--- Start ---

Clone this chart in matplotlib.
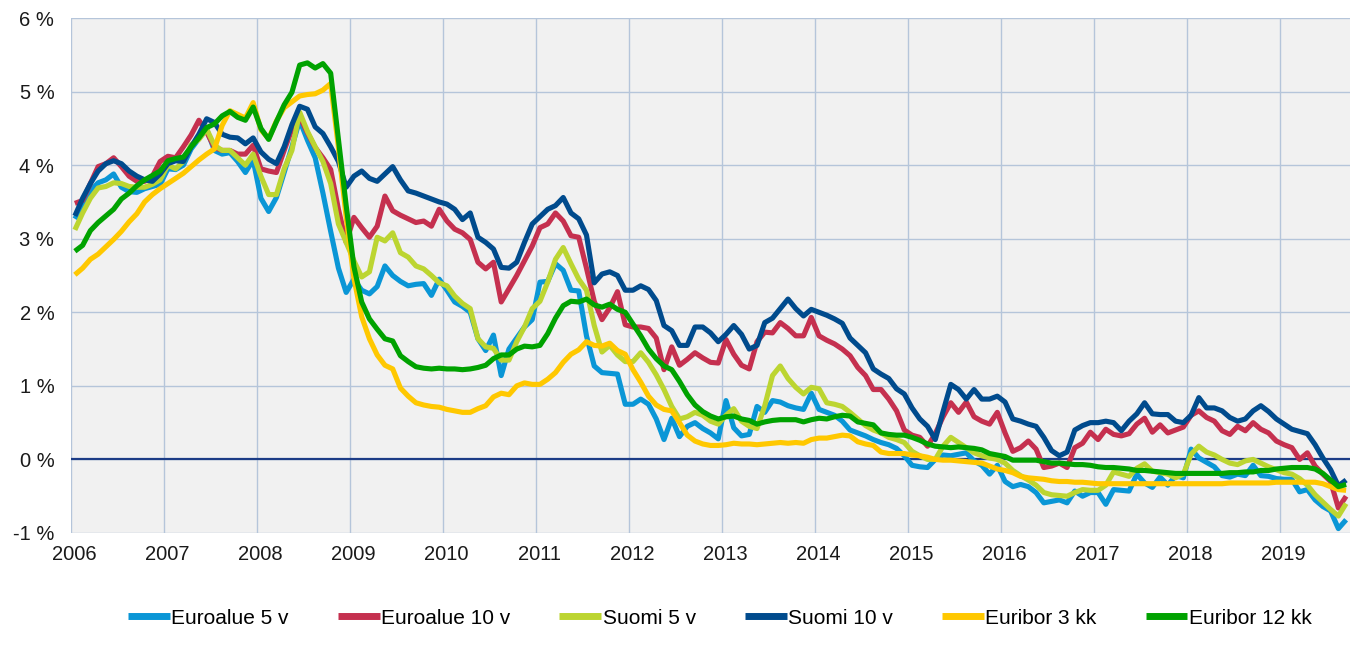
import numpy as np
import matplotlib
matplotlib.use("Agg")
import matplotlib.pyplot as plt
import matplotlib.transforms as mtransforms

plt.rcParams['font.family'] = ['Liberation Sans', 'DejaVu Sans']

# ---------------- data (monthly, Jan 2006 - Sep 2019) ----------------
year_labels = [str(y) for y in range(2006, 2020)]
y_tick_values = [-1, 0, 1, 2, 3, 4, 5, 6]
y_tick_labels = ["-1 %", "0 %", "1 %", "2 %", "3 %", "4 %", "5 %", "6 %"]
series_names = ["Euroalue 5 v", "Euroalue 10 v", "Suomi 5 v", "Suomi 10 v",
                "Euribor 3 kk", "Euribor 12 kk"]
series_colors = ["#0A96D6", "#C5304F", "#BCD531", "#004B8D", "#FFC800", "#00A200"]

euroalue_5v = [
    3.27, 3.45, 3.65, 3.76, 3.80, 3.88, 3.70, 3.64, 3.63, 3.68, 3.71, 3.74,
    3.95, 3.94, 4.00, 4.22, 4.36, 4.49, 4.20, 4.15, 4.17, 4.05, 3.90, 4.07,
    3.55, 3.37, 3.56, 3.90, 4.25, 4.61, 4.34, 4.10, 3.62, 3.10, 2.60, 2.27,
    2.45, 2.30, 2.25, 2.35, 2.63, 2.50, 2.42, 2.36, 2.38, 2.39, 2.23, 2.45,
    2.30, 2.14, 2.08, 2.00, 1.64, 1.48, 1.69, 1.14, 1.50, 1.65, 1.80, 1.90,
    2.41, 2.42, 2.66, 2.57, 2.30, 2.29, 1.68, 1.27, 1.18, 1.17, 1.16, 0.75,
    0.75, 0.82, 0.75, 0.55, 0.27, 0.56, 0.31, 0.45, 0.50, 0.42, 0.36, 0.28,
    0.80, 0.43, 0.32, 0.34, 0.72, 0.64, 0.80, 0.78, 0.73, 0.70, 0.68, 0.90,
    0.68, 0.64, 0.60, 0.52, 0.40, 0.36, 0.32, 0.27, 0.23, 0.20, 0.15, 0.05,
    -0.08, -0.10, -0.11, 0.00, 0.06, 0.05, 0.07, 0.09, -0.02, -0.08, -0.20, -0.08,
    -0.30, -0.37, -0.34, -0.37, -0.45, -0.59, -0.57, -0.55, -0.59, -0.43, -0.50, -0.45,
    -0.45, -0.61, -0.41, -0.42, -0.43, -0.20, -0.32, -0.38, -0.24, -0.35, -0.22, -0.25,
    0.14, 0.02, -0.04, -0.10, -0.22, -0.24, -0.20, -0.22, -0.08, -0.22, -0.23, -0.26,
    -0.27, -0.27, -0.44, -0.41, -0.55, -0.64, -0.70, -0.94, -0.82,
]

euroalue_10v = [
    3.48, 3.52, 3.75, 3.98, 4.02, 4.10, 3.98, 3.85, 3.78, 3.78, 3.85, 4.05,
    4.12, 4.10, 4.25, 4.41, 4.61, 4.45, 4.24, 4.20, 4.20, 4.15, 4.15, 4.27,
    3.95, 3.92, 3.90, 4.20, 4.49, 4.66, 4.44, 4.24, 4.10, 3.94, 3.40, 2.95,
    3.29, 3.15, 3.02, 3.17, 3.58, 3.38, 3.32, 3.27, 3.22, 3.24, 3.17, 3.40,
    3.24, 3.13, 3.08, 2.99, 2.68, 2.59, 2.68, 2.14, 2.32, 2.50, 2.70, 2.90,
    3.15, 3.20, 3.35, 3.24, 3.04, 3.02, 2.60, 2.15, 1.90, 2.06, 2.28, 1.83,
    1.80, 1.80, 1.78, 1.65, 1.22, 1.53, 1.28, 1.36, 1.45, 1.38, 1.32, 1.31,
    1.63, 1.43, 1.28, 1.23, 1.60, 1.73, 1.72, 1.86, 1.78, 1.68, 1.68, 1.93,
    1.68, 1.62, 1.57, 1.50, 1.41, 1.25, 1.14, 0.95, 0.95, 0.82, 0.66, 0.40,
    0.33, 0.30, 0.18, 0.35, 0.58, 0.77, 0.64, 0.78, 0.58, 0.52, 0.48, 0.64,
    0.36, 0.11, 0.16, 0.25, 0.14, -0.11, -0.09, -0.05, -0.11, 0.16, 0.22, 0.37,
    0.27, 0.41, 0.34, 0.32, 0.35, 0.48, 0.56, 0.37, 0.47, 0.36, 0.40, 0.44,
    0.60, 0.66, 0.57, 0.52, 0.39, 0.34, 0.45, 0.39, 0.50, 0.41, 0.36, 0.25,
    0.20, 0.16, 0.00, 0.09, -0.09, -0.20, -0.30, -0.66, -0.50,
]

suomi_5v = [
    3.12, 3.35, 3.55, 3.69, 3.71, 3.76, 3.75, 3.71, 3.70, 3.70, 3.74, 3.80,
    4.00, 3.95, 4.05, 4.28, 4.35, 4.49, 4.27, 4.20, 4.20, 4.10, 4.00, 4.15,
    3.85, 3.60, 3.60, 3.95, 4.20, 4.72, 4.46, 4.25, 4.05, 3.75, 3.20, 2.95,
    2.70, 2.48, 2.55, 3.02, 2.97, 3.08, 2.81, 2.75, 2.63, 2.59, 2.50, 2.40,
    2.36, 2.22, 2.12, 2.05, 1.64, 1.53, 1.51, 1.35, 1.35, 1.60, 1.80, 2.05,
    2.15, 2.41, 2.72, 2.88, 2.66, 2.45, 2.30, 1.82, 1.46, 1.55, 1.42, 1.33,
    1.33, 1.45, 1.32, 1.15, 0.95, 0.72, 0.55, 0.58, 0.64, 0.60, 0.52, 0.48,
    0.60, 0.69, 0.52, 0.45, 0.42, 0.73, 1.14, 1.27, 1.10, 0.98, 0.89, 0.98,
    0.96, 0.77, 0.75, 0.72, 0.64, 0.55, 0.46, 0.40, 0.36, 0.30, 0.27, 0.23,
    0.11, 0.05, 0.00, 0.00, 0.18, 0.30, 0.23, 0.16, 0.09, 0.05, 0.02, 0.00,
    -0.05, -0.15, -0.22, -0.28, -0.35, -0.45, -0.48, -0.49, -0.50, -0.45, -0.41, -0.42,
    -0.42, -0.35, -0.17, -0.20, -0.23, -0.12, -0.06, -0.16, -0.18, -0.20, -0.25, -0.20,
    0.07, 0.18, 0.10, 0.06, 0.00, -0.05, -0.07, -0.02, 0.00, -0.05, -0.10, -0.14,
    -0.18, -0.20, -0.26, -0.35, -0.48, -0.58, -0.68, -0.77, -0.60,
]

suomi_10v = [
    3.31, 3.55, 3.75, 3.92, 4.02, 4.06, 4.02, 3.92, 3.85, 3.80, 3.78, 3.88,
    4.02, 4.06, 4.05, 4.25, 4.42, 4.63, 4.58, 4.42, 4.38, 4.37, 4.29, 4.37,
    4.18, 4.08, 4.02, 4.25, 4.55, 4.80, 4.76, 4.52, 4.43, 4.25, 4.05, 3.70,
    3.85, 3.92, 3.82, 3.78, 3.88, 3.98, 3.80, 3.65, 3.62, 3.58, 3.54, 3.50,
    3.47, 3.40, 3.26, 3.35, 3.02, 2.95, 2.86, 2.61, 2.60, 2.68, 2.95, 3.20,
    3.30, 3.40, 3.45, 3.56, 3.35, 3.27, 3.05, 2.40, 2.52, 2.55, 2.50, 2.30,
    2.30, 2.36, 2.31, 2.16, 1.82, 1.75, 1.55, 1.55, 1.80, 1.80, 1.72, 1.60,
    1.70, 1.82, 1.70, 1.50, 1.55, 1.86, 1.92, 2.05, 2.18, 2.05, 1.95, 2.04,
    2.00, 1.96, 1.91, 1.85, 1.65, 1.55, 1.45, 1.23, 1.16, 1.10, 0.96, 0.89,
    0.70, 0.55, 0.45, 0.27, 0.65, 1.02, 0.95, 0.82, 0.95, 0.82, 0.82, 0.86,
    0.78, 0.55, 0.52, 0.48, 0.45, 0.30, 0.12, 0.05, 0.10, 0.40, 0.46, 0.50,
    0.50, 0.52, 0.50, 0.39, 0.52, 0.62, 0.77, 0.62, 0.61, 0.61, 0.52, 0.50,
    0.60, 0.84, 0.70, 0.70, 0.66, 0.57, 0.52, 0.55, 0.66, 0.73, 0.65, 0.55,
    0.48, 0.41, 0.38, 0.35, 0.20, 0.02, -0.14, -0.36, -0.28,
]

euribor_3kk = [
    2.51, 2.60, 2.72, 2.79, 2.89, 2.99, 3.10, 3.23, 3.34, 3.50, 3.60, 3.68,
    3.75, 3.82, 3.89, 3.98, 4.07, 4.15, 4.22, 4.54, 4.74, 4.69, 4.64, 4.85,
    4.48, 4.36, 4.60, 4.78, 4.86, 4.94, 4.96, 4.97, 5.02, 5.11, 4.24, 3.29,
    2.46, 1.94, 1.64, 1.42, 1.28, 1.23, 0.97, 0.86, 0.77, 0.74, 0.72, 0.71,
    0.68, 0.66, 0.64, 0.64, 0.69, 0.73, 0.85, 0.90, 0.88, 1.00, 1.04, 1.02,
    1.02, 1.09, 1.18, 1.32, 1.43, 1.49, 1.60, 1.55, 1.54, 1.58, 1.48, 1.43,
    1.22, 1.05, 0.86, 0.74, 0.68, 0.66, 0.50, 0.33, 0.25, 0.21, 0.19, 0.19,
    0.20, 0.22, 0.21, 0.21, 0.20, 0.21, 0.22, 0.23, 0.22, 0.23, 0.22, 0.27,
    0.29, 0.29, 0.31, 0.33, 0.32, 0.24, 0.21, 0.19, 0.10, 0.08, 0.08, 0.08,
    0.06, 0.05, 0.03, 0.00, -0.01, -0.01, -0.02, -0.03, -0.04, -0.05, -0.09, -0.13,
    -0.15, -0.18, -0.23, -0.25, -0.26, -0.27, -0.29, -0.30, -0.30, -0.31, -0.31, -0.32,
    -0.33, -0.33, -0.33, -0.33, -0.33, -0.33, -0.33, -0.33, -0.33, -0.33, -0.33, -0.33,
    -0.33, -0.33, -0.33, -0.33, -0.33, -0.32, -0.32, -0.32, -0.32, -0.32, -0.32, -0.31,
    -0.31, -0.31, -0.31, -0.31, -0.31, -0.33, -0.37, -0.41, -0.42,
]

euribor_12kk = [
    2.83, 2.91, 3.11, 3.22, 3.31, 3.40, 3.54, 3.62, 3.72, 3.80, 3.86, 3.92,
    4.06, 4.09, 4.11, 4.25, 4.37, 4.51, 4.56, 4.67, 4.73, 4.65, 4.61, 4.79,
    4.50, 4.35, 4.59, 4.82, 4.99, 5.36, 5.39, 5.32, 5.38, 5.25, 4.35, 3.45,
    2.62, 2.14, 1.91, 1.77, 1.64, 1.61, 1.41, 1.33, 1.26, 1.24, 1.23, 1.24,
    1.23, 1.23, 1.22, 1.23, 1.25, 1.28, 1.37, 1.42, 1.42, 1.50, 1.54, 1.53,
    1.55, 1.71, 1.92, 2.09, 2.15, 2.14, 2.18, 2.10, 2.07, 2.11, 2.04, 2.00,
    1.84, 1.68, 1.50, 1.37, 1.27, 1.22, 1.06, 0.88, 0.74, 0.65, 0.59, 0.55,
    0.58, 0.59, 0.55, 0.53, 0.48, 0.51, 0.53, 0.54, 0.54, 0.54, 0.51, 0.54,
    0.56, 0.55, 0.58, 0.60, 0.59, 0.51, 0.49, 0.47, 0.36, 0.34, 0.33, 0.33,
    0.30, 0.26, 0.21, 0.18, 0.17, 0.16, 0.17, 0.16, 0.15, 0.13, 0.08, 0.06,
    0.04, -0.01, -0.01, -0.01, -0.01, -0.03, -0.05, -0.05, -0.06, -0.07, -0.07, -0.08,
    -0.10, -0.11, -0.11, -0.12, -0.13, -0.15, -0.15, -0.16, -0.17, -0.18, -0.19, -0.19,
    -0.19, -0.19, -0.19, -0.19, -0.19, -0.18, -0.18, -0.17, -0.17, -0.15, -0.15, -0.13,
    -0.12, -0.11, -0.11, -0.11, -0.13, -0.19, -0.28, -0.37, -0.34,
]

all_series = [euroalue_5v, euroalue_10v, suomi_5v, suomi_10v, euribor_3kk, euribor_12kk]

# ---------------- figure ----------------
W, H = 1355, 654
fig = plt.figure(figsize=(W / 100, H / 100), dpi=100)
left, right, top, bottom = 71, 1350, 18, 533
ax = fig.add_axes([left / W, 1 - bottom / H, (right - left) / W, (bottom - top) / H])
ax.set_facecolor("#F1F1F1")

n_months = len(euribor_3kk)
x = np.arange(n_months) + 0.5

ax.axhline(0, color="#1C3C86", lw=1.6, zorder=2)
for vals, col, name in zip(all_series, series_colors, series_names):
    ax.plot(x, vals, color=col, lw=3.7, label=name, zorder=3,
            solid_joinstyle="round", solid_capstyle="butt")

ax.set_xlim(0, 165)
ax.set_ylim(-1, 6)
ax.set_xticks(np.arange(0, 12 * len(year_labels), 12))
ax.set_xticklabels(year_labels)
ax.set_yticks(y_tick_values)
ax.set_yticklabels(y_tick_labels)
ax.grid(True, color="#B5C5DA", lw=1.0, zorder=1)
ax.set_axisbelow(True)
for s in ax.spines.values():
    s.set_visible(False)
ax.tick_params(axis="both", length=0, labelsize=14.5, colors="#1A1A1A")
ax.tick_params(axis="y", pad=12)
ax.tick_params(axis="x", pad=9)
offset = mtransforms.ScaledTranslation(3 / 100, 0, fig.dpi_scale_trans)
for lbl in ax.get_xticklabels():
    lbl.set_transform(lbl.get_transform() + offset)

leg = fig.legend(loc="center", bbox_to_anchor=(720 / W, 1 - 618 / H), ncol=6,
                 frameon=False, fontsize=15, handlelength=2.0, handletextpad=0.08,
                 columnspacing=2.35, borderaxespad=0)
for line in leg.get_lines():
    line.set_linewidth(5)

fig.savefig("out.png", dpi=100)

--- End ---

[Challenge]
Reproduce exactly the run of lines that opens the listing and closes with the line holding "plt.rcParams['font.family'] = ['Liberation". Pictures are excluded.

[Response]
Clone this chart in matplotlib.
import numpy as np
import matplotlib
matplotlib.use("Agg")
import matplotlib.pyplot as plt
import matplotlib.transforms as mtransforms

plt.rcParams['font.family'] = ['Liberation Sans', 'DejaVu Sans']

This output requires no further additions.